An open letter to Area Businesses.
Dear Local Businesses,
I have noticed some practices you currently employ under the guise of “urban marketing” or “guerilla advertising” that have forced me to come to the conclusion that I will no longer be giving you my business. I dare not speak on behalf of all of your customers, but your current methods worry me. Seeing your poor sap standing on the corner holding an arrow-shaped sign above his head swaying back and forth fighting the urge to slip into unconsciousness has at no time in my impulse-buying-consumer adulthood caused me to think to myself: Hey, wait a minute, I DO need a house from the low $499’s! Man, if that lady with the conical hat on her head hadn’t been standing there drenched in sweat I’d’ve totally missed this once in a lifetime real estate opportunity!
Or: Wow, can you believe it?

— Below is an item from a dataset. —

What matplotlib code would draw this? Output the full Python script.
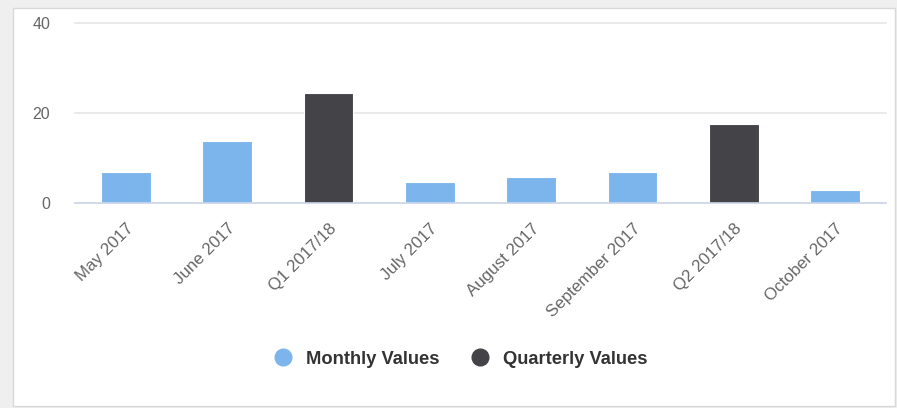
import matplotlib.pyplot as plt
from matplotlib.lines import Line2D
from matplotlib.patches import Rectangle

categories = ["May 2017", "June 2017", "Q1 2017/18", "July 2017", "August 2017",
              "September 2017", "Q2 2017/18", "October 2017"]
values = [6.8, 13.8, 24.5, 4.6, 5.7, 6.8, 17.5, 2.8]
kinds = ["Monthly", "Monthly", "Quarterly", "Monthly", "Monthly",
         "Monthly", "Quarterly", "Monthly"]
yticks = [0, 20, 40]

colors = {"Monthly": "#7cb5ec", "Quarterly": "#434348"}
legend_labels = {"Monthly": "Monthly Values", "Quarterly": "Quarterly Values"}

plt.rcParams['font.family'] = ['Liberation Sans', 'DejaVu Sans']

fig = plt.figure(figsize=(8.97, 4.08), dpi=100, facecolor='#efefef')
panel = Rectangle((13 / 897, 2 / 408), 882 / 897, 398 / 408,
                  transform=fig.transFigure, facecolor='white',
                  edgecolor='#d8d8d8', linewidth=1, zorder=-10)
fig.add_artist(panel)

ax = fig.add_axes([75 / 897, 205 / 408, 811 / 897, 180 / 408])
ax.set_facecolor('none')

for kind in ["Monthly", "Quarterly"]:
    idx = [i for i, k in enumerate(kinds) if k == kind]
    ax.bar(idx, [values[i] for i in idx], width=0.49, color=colors[kind],
           edgecolor='white', linewidth=0.8, zorder=3)

ax.set_xlim(-0.5, len(categories) - 0.5)
ax.set_ylim(0, 40)
ax.set_yticks(yticks)
ax.set_xticks(range(len(categories)))
ax.set_xticklabels(categories, rotation=45, ha='right', rotation_mode='anchor')
ax.tick_params(axis='both', length=0, labelcolor='#666666')
ax.tick_params(axis='y', pad=18, labelsize=11.5)
ax.tick_params(axis='x', pad=13, labelsize=12.2)

for s in ['top', 'right', 'left']:
    ax.spines[s].set_visible(False)
ax.spines['bottom'].set_color('#ccd6eb')
ax.spines['bottom'].set_linewidth(1.2)
ax.spines['bottom'].set_zorder(4)

ax.yaxis.grid(True, color='#e6e6e6', linewidth=1.2, zorder=0)
for line in ax.get_ygridlines():
    line.set_clip_on(False)
ax.set_axisbelow(True)

handles = [Line2D([], [], marker='o', linestyle='none', markersize=12,
                  markerfacecolor=colors[k], markeredgecolor=colors[k])
           for k in ["Monthly", "Quarterly"]]
fig.legend(handles, [legend_labels[k] for k in ["Monthly", "Quarterly"]],
           loc='center', bbox_to_anchor=(456 / 897, 49 / 408), ncol=2,
           frameon=False, handletextpad=0.25, columnspacing=1.25,
           prop={'weight': 'bold', 'size': 13.2}, labelcolor='#333333')

plt.savefig('out.png', dpi=100, facecolor=fig.get_facecolor())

Milkshakes at Chick-Fil-A! I’m so glad cow costume man standing there in 105-degree-heat-index-82%-humidity let me know with his sign that says ‘Drink More Milkshakez, Pleez don’t eatz beefz.’
Now, I know your initial reaction will be to say, “Hey, but we’re giving this person a job!” Maybe, but I’ll go ahead and say that (1) nothing will compensate this person for the wasted hours let alone the future medical cost incurred due to the high probability of melanoma onset in later life or instant onset of heat stroke, and (2) I cannot imagine the death of an employee will be worth the three or four more impressions you will get from the cars that speed by. You might have a two-fold second reaction (also the most likely): You are an idiot, Mr. Grubbs, we don’t need your business anyway, and this gives our low-level employees time to perfect their pop-and-lock dance skillz. Touche.
But the CPMs are so cheap, Jonathan; a sign and dude holding it at $5.75 an hour! Can’t be beat!
Yes, but I’ll posit a sign post stuck in the ground will give you the same number of impressions for your ad with far less overhead! (Not to mention the legal entanglement that accompanies the death of an employee during work hours!) Of course I know what you’re thinking. There’s no way people will notice a sign stuck to a post! It doesn’t wave the arrow, welcoming people to our store! Indeed, but it does do more than the unconscious teenager slumped into the grass by the roadside.
Basically, I asking you to pull your workers in from the intense heat. Save this ad scheme for the fall or spring; not winter, however, because then you’ll have the converse problem: death by lack of hot chocolate or tongues freezing to ad signs via the triple dog dare.
Until I see that you have followed my guidelines, you will no longer have my dollars.